Annual Reports required for all NSF multi-year awards should include information about progress made in data management and sharing of research products (e.g., identifier or accession numbers for data sets, citations of relevant publications, conference proceedings, and other types of data sharing and dissemination). These activities may be documented under accomplishments, as major activities, other achievements or in response to how the results have been disseminated, as appropriate. NSF encourages investigators to employ persistent identifiers for all research products as a long-lasting reference to digital resources. The NSF report template includes specific sections on the accomplishments and products of the research. The sections: "How have the results been disseminated to communities of interest?", "Other Products" and "Websites" may be particularly helpful in discussing how data and software products have been disseminated to the community. URLs for archived metadata and data may be included in the section entitled "Products-Websites."

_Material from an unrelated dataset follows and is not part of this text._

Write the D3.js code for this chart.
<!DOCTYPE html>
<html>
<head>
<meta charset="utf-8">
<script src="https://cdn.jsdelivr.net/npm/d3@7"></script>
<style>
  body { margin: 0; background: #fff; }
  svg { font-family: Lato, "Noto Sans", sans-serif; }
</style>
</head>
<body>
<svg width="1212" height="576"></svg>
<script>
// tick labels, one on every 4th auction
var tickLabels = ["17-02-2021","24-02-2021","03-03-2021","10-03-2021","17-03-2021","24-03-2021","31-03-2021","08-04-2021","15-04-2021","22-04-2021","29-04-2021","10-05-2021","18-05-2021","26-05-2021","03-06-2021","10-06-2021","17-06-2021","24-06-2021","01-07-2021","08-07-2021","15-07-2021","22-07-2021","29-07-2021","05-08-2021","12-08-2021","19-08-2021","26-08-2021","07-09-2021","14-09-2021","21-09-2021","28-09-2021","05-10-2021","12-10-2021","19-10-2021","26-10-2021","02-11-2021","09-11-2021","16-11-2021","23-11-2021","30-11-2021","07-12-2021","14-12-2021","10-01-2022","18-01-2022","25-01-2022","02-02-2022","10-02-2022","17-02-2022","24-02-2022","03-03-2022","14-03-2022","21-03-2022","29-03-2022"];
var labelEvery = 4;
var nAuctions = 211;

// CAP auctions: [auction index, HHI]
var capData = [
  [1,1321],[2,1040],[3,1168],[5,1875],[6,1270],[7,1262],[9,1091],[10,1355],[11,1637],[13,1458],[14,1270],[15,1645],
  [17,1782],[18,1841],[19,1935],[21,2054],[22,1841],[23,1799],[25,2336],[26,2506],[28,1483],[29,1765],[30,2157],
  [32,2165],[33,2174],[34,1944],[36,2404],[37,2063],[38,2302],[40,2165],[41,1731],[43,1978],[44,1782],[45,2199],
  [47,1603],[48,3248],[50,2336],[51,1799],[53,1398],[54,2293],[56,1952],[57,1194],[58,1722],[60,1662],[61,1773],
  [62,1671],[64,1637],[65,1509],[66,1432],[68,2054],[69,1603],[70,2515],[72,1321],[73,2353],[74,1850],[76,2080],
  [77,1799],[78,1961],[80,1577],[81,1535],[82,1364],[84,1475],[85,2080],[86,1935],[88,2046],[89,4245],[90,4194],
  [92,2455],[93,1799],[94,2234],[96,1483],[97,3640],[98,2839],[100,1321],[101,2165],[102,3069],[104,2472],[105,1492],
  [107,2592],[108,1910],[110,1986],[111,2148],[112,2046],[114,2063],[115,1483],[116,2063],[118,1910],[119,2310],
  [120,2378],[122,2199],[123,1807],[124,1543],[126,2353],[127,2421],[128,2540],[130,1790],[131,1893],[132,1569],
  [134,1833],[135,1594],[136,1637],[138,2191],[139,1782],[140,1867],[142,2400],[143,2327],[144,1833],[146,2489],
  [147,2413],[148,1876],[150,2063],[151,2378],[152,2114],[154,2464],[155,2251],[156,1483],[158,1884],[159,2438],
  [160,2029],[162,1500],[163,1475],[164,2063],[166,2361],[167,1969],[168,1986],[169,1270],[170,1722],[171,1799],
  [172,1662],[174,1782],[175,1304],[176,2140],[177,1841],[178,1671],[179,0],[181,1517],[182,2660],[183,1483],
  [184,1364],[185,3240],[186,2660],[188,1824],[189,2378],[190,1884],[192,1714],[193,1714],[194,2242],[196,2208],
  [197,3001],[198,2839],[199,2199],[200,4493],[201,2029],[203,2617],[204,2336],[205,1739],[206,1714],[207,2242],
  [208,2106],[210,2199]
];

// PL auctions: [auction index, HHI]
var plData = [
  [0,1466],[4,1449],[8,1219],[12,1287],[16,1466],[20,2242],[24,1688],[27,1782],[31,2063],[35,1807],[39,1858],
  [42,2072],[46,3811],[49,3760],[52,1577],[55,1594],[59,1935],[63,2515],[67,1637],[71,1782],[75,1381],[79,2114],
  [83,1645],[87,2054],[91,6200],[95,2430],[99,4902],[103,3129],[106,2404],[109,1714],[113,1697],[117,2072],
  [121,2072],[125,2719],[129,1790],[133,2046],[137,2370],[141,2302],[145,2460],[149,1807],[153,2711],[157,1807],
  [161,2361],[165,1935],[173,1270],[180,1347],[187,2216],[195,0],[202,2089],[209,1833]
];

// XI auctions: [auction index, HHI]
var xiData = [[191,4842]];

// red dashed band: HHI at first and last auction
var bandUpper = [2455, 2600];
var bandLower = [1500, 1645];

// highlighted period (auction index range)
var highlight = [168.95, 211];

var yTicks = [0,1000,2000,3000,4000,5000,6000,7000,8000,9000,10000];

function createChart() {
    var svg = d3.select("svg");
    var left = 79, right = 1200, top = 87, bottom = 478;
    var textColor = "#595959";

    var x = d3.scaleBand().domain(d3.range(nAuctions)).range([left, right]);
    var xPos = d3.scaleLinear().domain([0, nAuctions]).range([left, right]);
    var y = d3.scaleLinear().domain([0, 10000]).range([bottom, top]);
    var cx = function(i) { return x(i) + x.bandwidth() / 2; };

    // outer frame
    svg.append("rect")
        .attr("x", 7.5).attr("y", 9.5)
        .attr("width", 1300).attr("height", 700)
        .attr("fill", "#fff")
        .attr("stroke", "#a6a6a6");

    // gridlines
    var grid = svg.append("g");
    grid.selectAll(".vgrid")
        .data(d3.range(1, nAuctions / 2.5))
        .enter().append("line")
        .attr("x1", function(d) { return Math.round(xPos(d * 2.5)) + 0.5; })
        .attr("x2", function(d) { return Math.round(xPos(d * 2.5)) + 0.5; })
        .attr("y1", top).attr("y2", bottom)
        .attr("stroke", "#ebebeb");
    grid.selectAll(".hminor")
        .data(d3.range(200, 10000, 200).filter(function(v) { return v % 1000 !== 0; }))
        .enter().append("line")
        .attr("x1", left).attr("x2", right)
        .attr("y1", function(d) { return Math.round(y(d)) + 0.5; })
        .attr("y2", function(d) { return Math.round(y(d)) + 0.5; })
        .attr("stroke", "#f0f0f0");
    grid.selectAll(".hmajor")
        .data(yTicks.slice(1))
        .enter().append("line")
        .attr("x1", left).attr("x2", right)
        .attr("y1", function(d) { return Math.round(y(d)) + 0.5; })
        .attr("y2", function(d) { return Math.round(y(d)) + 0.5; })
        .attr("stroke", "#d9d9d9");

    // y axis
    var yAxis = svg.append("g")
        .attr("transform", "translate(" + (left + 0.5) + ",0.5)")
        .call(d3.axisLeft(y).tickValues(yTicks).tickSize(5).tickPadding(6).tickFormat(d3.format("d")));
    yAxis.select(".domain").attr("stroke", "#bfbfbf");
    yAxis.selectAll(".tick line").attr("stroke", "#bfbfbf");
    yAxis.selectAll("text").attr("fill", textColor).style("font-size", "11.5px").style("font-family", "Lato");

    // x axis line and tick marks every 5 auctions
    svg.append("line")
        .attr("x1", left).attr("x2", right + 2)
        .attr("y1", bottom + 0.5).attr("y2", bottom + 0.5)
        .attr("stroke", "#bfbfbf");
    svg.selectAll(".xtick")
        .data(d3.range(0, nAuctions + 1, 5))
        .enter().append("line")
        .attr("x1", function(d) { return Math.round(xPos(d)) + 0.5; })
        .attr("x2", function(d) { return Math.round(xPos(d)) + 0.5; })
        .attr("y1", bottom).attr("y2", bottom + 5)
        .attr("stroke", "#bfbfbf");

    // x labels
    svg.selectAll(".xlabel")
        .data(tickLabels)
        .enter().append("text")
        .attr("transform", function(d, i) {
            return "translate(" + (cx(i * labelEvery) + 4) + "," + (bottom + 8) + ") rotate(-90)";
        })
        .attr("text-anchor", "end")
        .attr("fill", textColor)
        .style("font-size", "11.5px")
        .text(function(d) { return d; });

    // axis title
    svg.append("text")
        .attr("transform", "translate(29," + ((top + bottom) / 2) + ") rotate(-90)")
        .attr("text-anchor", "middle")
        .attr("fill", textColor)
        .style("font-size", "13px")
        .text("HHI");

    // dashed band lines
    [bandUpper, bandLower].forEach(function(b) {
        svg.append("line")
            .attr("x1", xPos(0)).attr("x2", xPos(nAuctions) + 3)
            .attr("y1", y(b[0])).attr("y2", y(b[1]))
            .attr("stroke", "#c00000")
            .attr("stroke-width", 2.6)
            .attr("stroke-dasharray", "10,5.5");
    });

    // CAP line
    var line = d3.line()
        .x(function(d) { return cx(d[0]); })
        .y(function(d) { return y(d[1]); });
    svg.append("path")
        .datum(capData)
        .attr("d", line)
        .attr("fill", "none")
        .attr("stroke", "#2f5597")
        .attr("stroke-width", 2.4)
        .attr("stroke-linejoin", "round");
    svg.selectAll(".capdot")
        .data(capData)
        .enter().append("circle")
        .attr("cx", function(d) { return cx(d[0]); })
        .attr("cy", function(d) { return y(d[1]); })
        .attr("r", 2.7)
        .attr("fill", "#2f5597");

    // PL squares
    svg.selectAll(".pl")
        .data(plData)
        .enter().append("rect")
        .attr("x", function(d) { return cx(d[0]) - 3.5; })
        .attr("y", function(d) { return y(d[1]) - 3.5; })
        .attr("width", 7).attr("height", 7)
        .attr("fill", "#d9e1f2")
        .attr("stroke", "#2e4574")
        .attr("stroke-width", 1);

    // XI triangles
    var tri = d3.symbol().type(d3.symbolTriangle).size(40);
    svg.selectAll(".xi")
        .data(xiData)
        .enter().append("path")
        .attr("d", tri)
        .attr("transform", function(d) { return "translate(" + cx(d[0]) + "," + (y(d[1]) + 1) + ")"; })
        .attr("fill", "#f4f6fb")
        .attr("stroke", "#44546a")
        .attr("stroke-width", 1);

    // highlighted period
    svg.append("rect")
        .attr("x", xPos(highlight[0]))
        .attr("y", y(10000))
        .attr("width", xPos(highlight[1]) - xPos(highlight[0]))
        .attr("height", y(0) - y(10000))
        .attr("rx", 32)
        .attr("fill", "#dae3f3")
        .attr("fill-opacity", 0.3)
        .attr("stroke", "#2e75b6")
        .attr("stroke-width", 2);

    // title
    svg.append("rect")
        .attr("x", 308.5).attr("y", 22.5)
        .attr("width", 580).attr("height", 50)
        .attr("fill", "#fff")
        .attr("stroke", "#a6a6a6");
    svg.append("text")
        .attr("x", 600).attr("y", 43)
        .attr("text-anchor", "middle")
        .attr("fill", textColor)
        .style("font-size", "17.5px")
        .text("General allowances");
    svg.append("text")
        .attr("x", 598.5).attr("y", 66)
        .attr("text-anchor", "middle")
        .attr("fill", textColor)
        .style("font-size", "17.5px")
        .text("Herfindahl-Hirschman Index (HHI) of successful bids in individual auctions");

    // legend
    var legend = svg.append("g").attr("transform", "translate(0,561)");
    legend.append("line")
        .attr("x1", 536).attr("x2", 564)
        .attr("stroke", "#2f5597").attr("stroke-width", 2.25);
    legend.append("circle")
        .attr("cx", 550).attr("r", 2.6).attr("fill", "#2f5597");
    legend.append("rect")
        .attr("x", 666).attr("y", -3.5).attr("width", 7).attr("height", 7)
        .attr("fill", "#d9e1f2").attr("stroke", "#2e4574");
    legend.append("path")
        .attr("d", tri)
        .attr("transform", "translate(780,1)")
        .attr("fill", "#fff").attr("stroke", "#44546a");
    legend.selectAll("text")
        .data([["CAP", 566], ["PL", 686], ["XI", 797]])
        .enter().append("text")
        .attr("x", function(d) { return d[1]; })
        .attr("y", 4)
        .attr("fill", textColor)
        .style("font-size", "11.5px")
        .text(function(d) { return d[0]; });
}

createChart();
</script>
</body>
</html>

Final Reports should describe the implementation of the DMSP and include any changes from the original DMSP. The final report should clearly describe the following information:
- The data produced during the award period.
- The data that will be retained after the award expires.
- How the data will be disseminated along with verification that data will be accessible or made available for sharing.
- The format (including reference to any and all pertinent metadata) that will be used to make the data available and usable by others.
- Where the data generated by the project have been deposited/are being stored for long term public access.
Final reports must document compliance or explain why it did not occur. In cases where the final report is due before the required date of sample or data submission, the PI must report submission of metadata and plans for final submission. The PI should notify the cognizant program officer by e-mail after final data and/or sample submission has occurred, even if this is after the expiration date of the award.
Results from Prior NSF Support
A description of data and other products created or generated during the research supported by an NSF award must be included in the section: "Results from Prior NSF Support." The following information should be provided and reflects on past data management, as discussed in the PAPPG:
(e) evidence of research products and their availability, including, but not limited to: data, publications, samples, physical collections, software and models, as described in any Data Management Plan.
In this way, data management and the products of the project are subject to the review process of future proposals through the evaluation of results from prior NSF support.
Disclaimer
The preceding guidelines are not intended to replace the guidance given in the PAPPG and solicitations. In any perceived conflict, the PAPPG or the solicitation will take precedence as appropriate for the proposal.